++++ DATA ++++
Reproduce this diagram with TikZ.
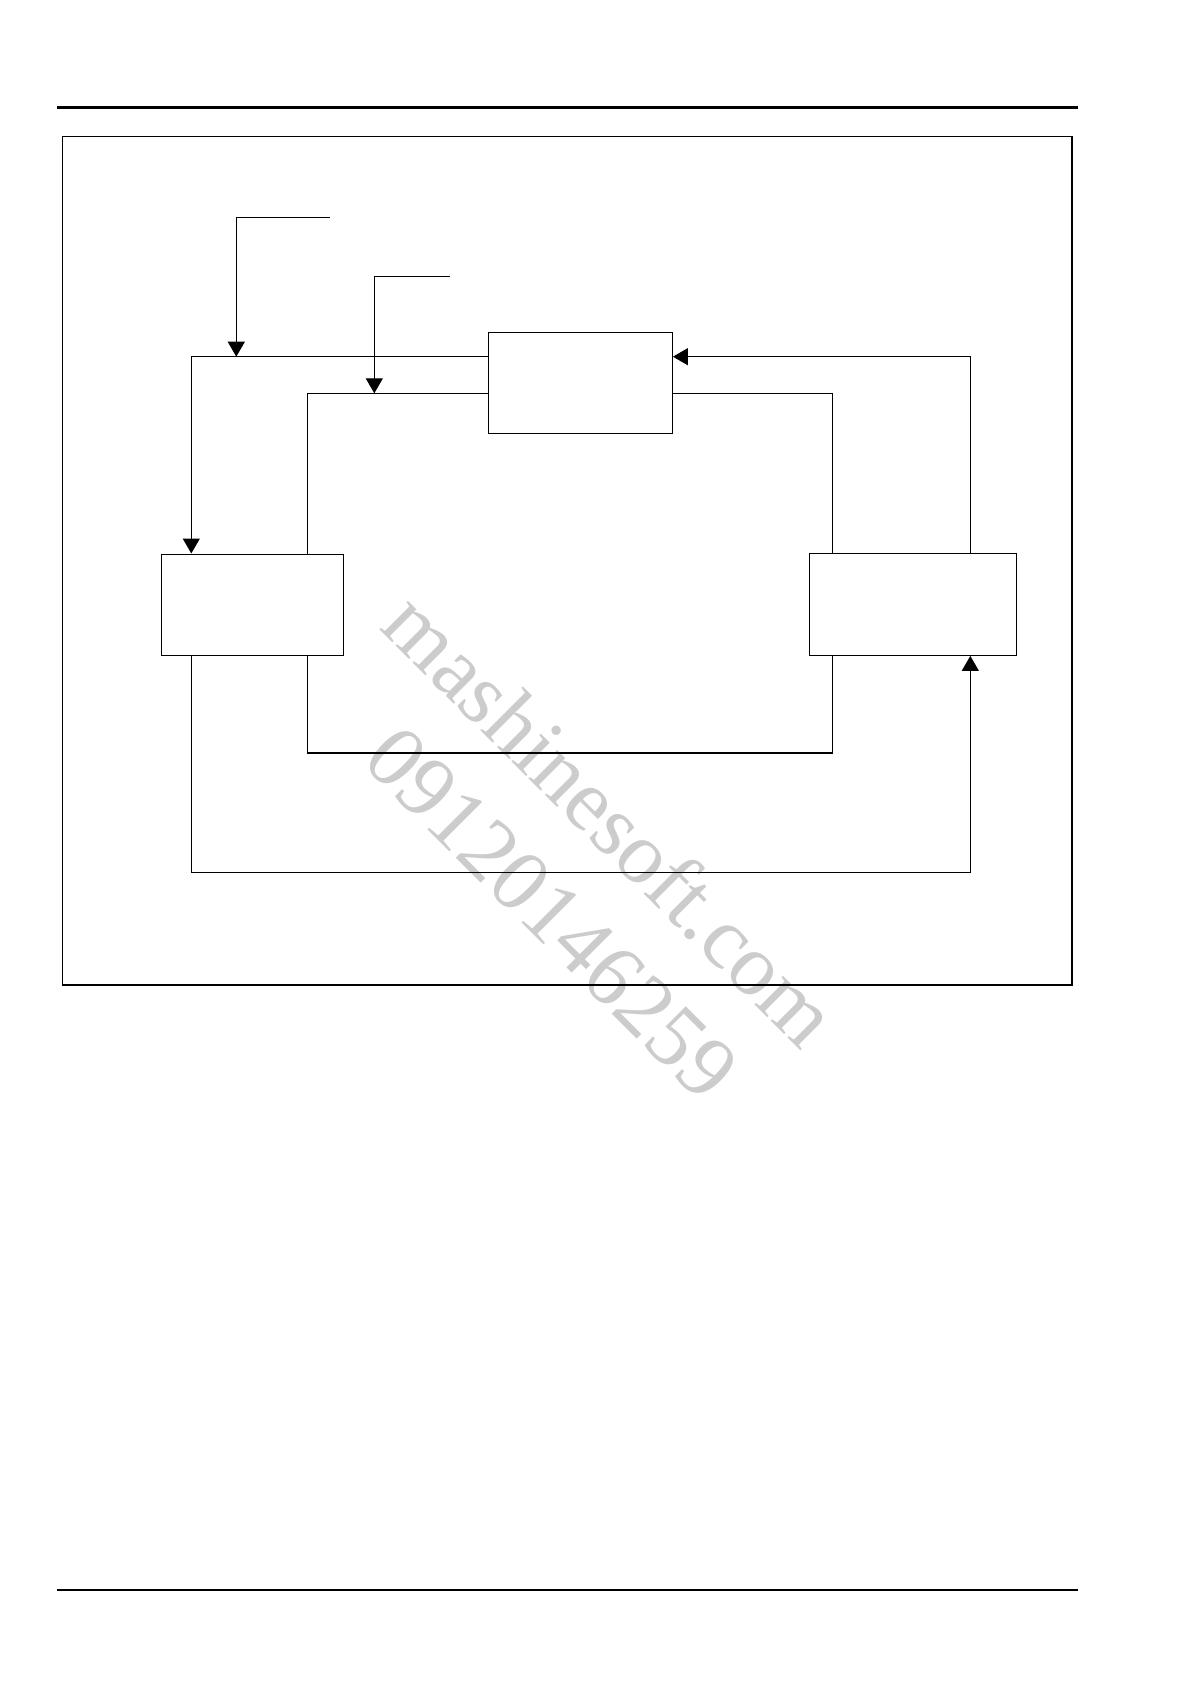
\documentclass[tikz,border=0pt]{standalone}
\usepackage{fontspec}
\newfontfamily\wmfont{Liberation Serif}
\usetikzlibrary{arrows.meta}
\begin{document}
\begin{tikzpicture}[x=0.5pt,y=-0.5pt,
  line/.style={line width=0.6pt},
  arr/.style={line width=0.6pt,-{Triangle[length=7.5pt,width=8.5pt]}},
  blockbox/.style={draw,line width=0.6pt,inner sep=0pt,rectangle},
  wm/.style={text=black!20,font=\wmfont\fontsize{44pt}{50pt}\selectfont,inner sep=0pt,rotate=-45}]
\useasboundingbox (0,0) rectangle (1190,1684);
\fill[white] (0,0) rectangle (1190,1684);
% watermark
\node[wm] (wma) at (612,819) {mashinesoft.com};
\node[wm] (wmb) at (552,913) {09120146259};
% page rules and frame
\draw[line width=1.3pt] (57,107.5) -- (1078,107.5);
\draw[line width=1pt] (57,1590) -- (1078,1590);
\draw[line width=0.9pt] (62.4,136.5) rectangle (1072,984.7);
% blocks
\node[blockbox,minimum width=92pt,minimum height=50.5pt] (mid) at (580.3,382.8) {};
\node[blockbox,minimum width=91pt,minimum height=50.6pt] (left) at (252.3,604.7) {};
\node[blockbox,minimum width=103.7pt,minimum height=51pt] (right) at (913,604.3) {};
% helper coordinates
\coordinate (oy) at (0,356.7);
\coordinate (iy) at (0,393.3);
\coordinate (ox) at (191.3,0);
\coordinate (ix) at (307.3,0);
\coordinate (ox2) at (970.3,0);
\coordinate (ix2) at (832.3,0);
\coordinate (ocorner) at (970.3,872.5);
\coordinate (icorner) at (832.3,753);
\coordinate (in1) at (330,217.3);
\coordinate (j1) at (236.3,356.7);
\coordinate (in2) at (450,276.3);
\coordinate (j2) at (374.3,393.3);
% outer loop
\draw[arr] (mid.west |- oy) -| (left.north -| ox);
\draw[arr] (left.south -| ox) |- (ocorner) -- (right.south -| ox2);
\draw[arr] (right.north -| ox2) |- (mid.east |- oy);
% inner loop
\draw[line] (mid.west |- iy) -| (left.north -| ix);
\draw[line] (left.south -| ix) |- (icorner) -- (right.south -| ix2);
\draw[line] (right.north -| ix2) |- (mid.east |- iy);
% inputs
\draw[arr] (in1) -| (j1);
\draw[arr] (in2) -| (j2);
\end{tikzpicture}
\end{document}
++++
▶ _TASK TO COMPLETE_
Copy out all the data without changing anything, and drop the pictures.

▶ _FINISHED EXERCISE_
Reproduce this diagram with TikZ.
\documentclass[tikz,border=0pt]{standalone}
\usepackage{fontspec}
\newfontfamily\wmfont{Liberation Serif}
\usetikzlibrary{arrows.meta}
\begin{document}
\begin{tikzpicture}[x=0.5pt,y=-0.5pt,
  line/.style={line width=0.6pt},
  arr/.style={line width=0.6pt,-{Triangle[length=7.5pt,width=8.5pt]}},
  blockbox/.style={draw,line width=0.6pt,inner sep=0pt,rectangle},
  wm/.style={text=black!20,font=\wmfont\fontsize{44pt}{50pt}\selectfont,inner sep=0pt,rotate=-45}]
\useasboundingbox (0,0) rectangle (1190,1684);
\fill[white] (0,0) rectangle (1190,1684);
% watermark
\node[wm] (wma) at (612,819) {mashinesoft.com};
\node[wm] (wmb) at (552,913) {09120146259};
% page rules and frame
\draw[line width=1.3pt] (57,107.5) -- (1078,107.5);
\draw[line width=1pt] (57,1590) -- (1078,1590);
\draw[line width=0.9pt] (62.4,136.5) rectangle (1072,984.7);
% blocks
\node[blockbox,minimum width=92pt,minimum height=50.5pt] (mid) at (580.3,382.8) {};
\node[blockbox,minimum width=91pt,minimum height=50.6pt] (left) at (252.3,604.7) {};
\node[blockbox,minimum width=103.7pt,minimum height=51pt] (right) at (913,604.3) {};
% helper coordinates
\coordinate (oy) at (0,356.7);
\coordinate (iy) at (0,393.3);
\coordinate (ox) at (191.3,0);
\coordinate (ix) at (307.3,0);
\coordinate (ox2) at (970.3,0);
\coordinate (ix2) at (832.3,0);
\coordinate (ocorner) at (970.3,872.5);
\coordinate (icorner) at (832.3,753);
\coordinate (in1) at (330,217.3);
\coordinate (j1) at (236.3,356.7);
\coordinate (in2) at (450,276.3);
\coordinate (j2) at (374.3,393.3);
% outer loop
\draw[arr] (mid.west |- oy) -| (left.north -| ox);
\draw[arr] (left.south -| ox) |- (ocorner) -- (right.south -| ox2);
\draw[arr] (right.north -| ox2) |- (mid.east |- oy);
% inner loop
\draw[line] (mid.west |- iy) -| (left.north -| ix);
\draw[line] (left.south -| ix) |- (icorner) -- (right.south -| ix2);
\draw[line] (right.north -| ix2) |- (mid.east |- iy);
% inputs
\draw[arr] (in1) -| (j1);
\draw[arr] (in2) -| (j2);
\end{tikzpicture}
\end{document}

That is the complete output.